I have read that 30,000 or so Israelis plan to leave the country on Thursday for a holiday. Great for them. Instead of being able to go to closed-down Eilat, they will benefit the economies of Greece and other such countries who value their tourism business and who know that you cannot lock down a virus. Even if they self-isolate for two weeks on their return, they will still have done better than the rest of us stuck with an absurd three-week lockdown here.
This is not the way to run a country. Any government that pretends it has the ability to control a virus and by resorting to bad laws to try to achieve the impossible does not merit being in power at all. There is no point blaming the people who choose to ignore stupid laws and refuse to be left in a ghetto 500 meters from their homes – as if 600 meters or one kilometer are any different.

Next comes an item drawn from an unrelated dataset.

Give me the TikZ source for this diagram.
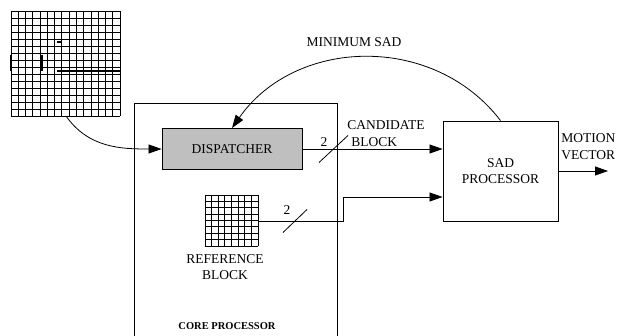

There is simply no scientific or any other justification for 500 meters or any other of the restrictions to micro-manage people lives.
Bravo to Minister Yaakov Litzman for resigning and not being part of such folly. The majority of people are perfectly able to judge what element of risk they should take to keep themselves as safe as possible regarding this virus and do not need to be told by a government what they can and cannot do.
If there is no vaccine by Hanukkah or indeed Passover, something none of us knows, no doubt the same medicine will be prescribed by this government until they wake up to the fact that they are responsible for bankrupting this country.
PETER SIMPSON
Jerusalem
Baskin: Baskin’ in praise
Perhaps I’ve been unfair in thinking for so long that all of Gershon Baskin’s columns are wearyingly repetitive exercises in self-delusion.
In “What concerns our neighbors” (September 10), he raises several salient points, such as:
1) Many Palestinians “wish that the Palestinian leadership would come up with a constructive response rather than always saying no.”
2) Palestinians resent their “worsening economic reality” together with “PA corruption and abuses by people in power.”
3) It is dangerous for Palestinians to post anything critical on the social media due to repression by the PA against opposition.
4) The PA police are not at all reluctant to use violence to limit freedom of protest.
Baskin seems to be not as divorced from reality as I believed he was. Is it possible that if I keep reading former prime minister Ehud Olmert’s articles long enough I will one day find something accurate, valuable and redeeming in his words, too?